湯島天神でお蔦が主税(ちから)に言う泉鏡花「婦系図」の有名な台詞である。ところが、青空文庫の「婦系図」を探したが、この台詞が出てこない上に、湯島天神にさえ二人は行ってない。泉鏡花の師匠である尾崎紅葉の「金色夜叉」で、熱海の海岸を散歩する貫一がお宮を蹴飛ばす場面と同じくらい有名なのになぜだ、と調べたら、「婦系図」原本にはなくて、後日、泉鏡花が二人の別れの場面を取り上げて書き直した戯曲「湯島の境内」で新たに作られたもので、その後何度も舞台化や映画化されて有名になったらしい。「湯島の境内」も青空文庫に載っている。
一昨日の金曜日、湯島天神の梅まつりに行った。上野アメ横の藪蕎麦で鴨南蛮そばを食べてから、湯島天神まで10分ほどを歩いた。藪蕎麦は「婦系図」にもその名がみえるが、小説の藪蕎麦はどこの藪蕎麦かはわからない。上野アメ横の鴨南蛮そばは鴨肉が肉厚でそこそこ美味いがしょうゆ味が強すぎるので、松江の八雲庵の鴨南蛮そばのほうが好みだ。
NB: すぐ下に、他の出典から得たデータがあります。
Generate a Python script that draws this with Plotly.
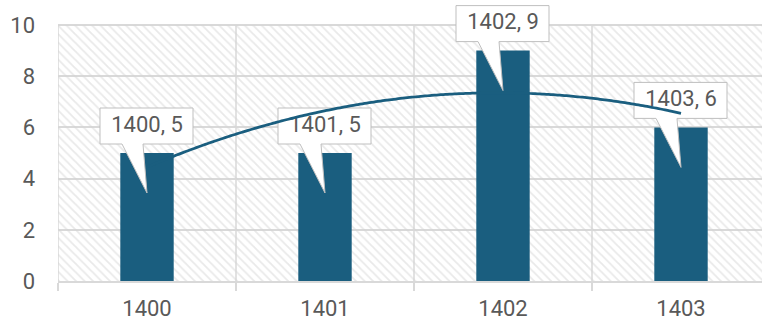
import numpy as np
import plotly.graph_objects as go

# Data
years = ["1400", "1401", "1402", "1403"]
values = [5, 5, 9, 6]
y_ticks = [0, 2, 4, 6, 8, 10]

# Styling
BAR = "#1a5e7f"
GRID = "#d9d9d9"
HATCH = "#d4d4d4"
TEXT = "#595959"
FONT = "Roboto"

W, H = 762, 326
ML, MR, MB = 58, 0, 45
TOP_PAD = 25          # white space above the value axis maximum
CAT_PX = 178          # width of one category slot in pixels
y_max = y_ticks[-1]
px_y = (H - MB - TOP_PAD) / y_max
x_range = [-0.5, -0.5 + (W - ML - MR) / CAT_PX]
y_range = [0, y_max + TOP_PAD / px_y]
px_x = (W - ML - MR) / (x_range[1] - x_range[0])

xs = np.arange(len(years))
bounds = np.arange(len(years) + 1) - 0.5

# Callout outline (pixel offsets from the top centre of a bar, y downwards)
callout = [(-47, -45), (46, -45), (46, -9), (-4, -9), (0, 40),
           (-25, -9), (-47, -9), (-47, -45)]
text_dy = -27

fig = go.Figure()

# Hatched plot background up to the axis maximum
fig.add_trace(go.Bar(
    x=[(x_range[0] + x_range[1]) / 2], y=[y_max],
    width=[x_range[1] - x_range[0]],
    marker=dict(color="rgba(0,0,0,0)", line_width=0,
                pattern=dict(shape="\\", fgcolor=HATCH, bgcolor="rgba(0,0,0,0)",
                             size=6, solidity=0.3)),
    hoverinfo="skip", showlegend=False,
))

# Bars
fig.add_trace(go.Bar(
    x=xs, y=values, width=0.3,
    marker=dict(color=BAR, line_width=0),
    showlegend=False,
))

# Callout boxes with pointers
for xi, v in zip(xs, values):
    cx = [xi + dx / px_x for dx, dy in callout]
    cy = [v - dy / px_y for dx, dy in callout]
    fig.add_trace(go.Scatter(
        x=cx, y=cy, mode="lines", fill="toself", fillcolor="white",
        line=dict(color="#bfbfbf", width=1),
        hoverinfo="skip", showlegend=False,
    ))

# Callout labels
fig.add_trace(go.Scatter(
    x=xs, y=[v - text_dy / px_y for v in values],
    mode="text", text=[f"{c}, {v}" for c, v in zip(years, values)],
    textposition="middle center",
    textfont=dict(family=FONT, size=22, color=TEXT),
    hoverinfo="skip", showlegend=False, cliponaxis=False,
))

# Second-order polynomial trendline
coef = np.polyfit(xs, values, 2)
tx = np.linspace(xs[0], xs[-1], 120)
fig.add_trace(go.Scatter(
    x=tx, y=np.polyval(coef, tx), mode="lines",
    line=dict(color=BAR, width=2.75, shape="spline"),
    hoverinfo="skip", showlegend=False,
))

# Vertical category separators, limited to the value range
for b in bounds:
    fig.add_shape(type="line", xref="x", yref="y", x0=b, x1=b, y0=0, y1=y_max,
                  line=dict(color=GRID, width=1.5), layer="below")

fig.update_layout(
    width=W, height=H, autosize=False,
    margin=dict(l=ML, r=MR, t=0, b=MB, pad=0),
    paper_bgcolor="white", plot_bgcolor="white",
    barmode="overlay", showlegend=False,
    font=dict(family=FONT, size=22, color=TEXT),
)
fig.update_xaxes(
    range=x_range, tickmode="array", tickvals=xs, ticktext=years,
    ticks="", showgrid=False, zeroline=False,
    showline=True, linecolor=GRID, linewidth=1.5,
    minor=dict(tickmode="array", tickvals=bounds,
               ticks="outside", ticklen=8, tickcolor=GRID, tickwidth=1.5,
               showgrid=False),
    tickfont=dict(family=FONT, size=22, color=TEXT),
    ticklabelstandoff=7, automargin=False,
)
fig.update_yaxes(
    range=y_range, tickmode="array", tickvals=y_ticks,
    ticks="", showgrid=True, gridcolor=GRID, gridwidth=1.5,
    zeroline=False, showline=False,
    tickfont=dict(family=FONT, size=22, color=TEXT),
    ticklabelstandoff=22, automargin=False,
)

fig.write_html("out.html")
「婦系図」の映画の題名にもなった「湯島の白梅」が雪の中、満開だった。雪の湯島天神は広重が名所江戸百景に描いているが、もちろん今は鳥居の先に不忍池は見えない。もうひとつの浮世絵は同じ広重の銀世界十二景である。
亀戸天神や大宰府と同じ菅原道真を祀った天神さんなので、季節がら、合格祈願の絵馬であふれていた。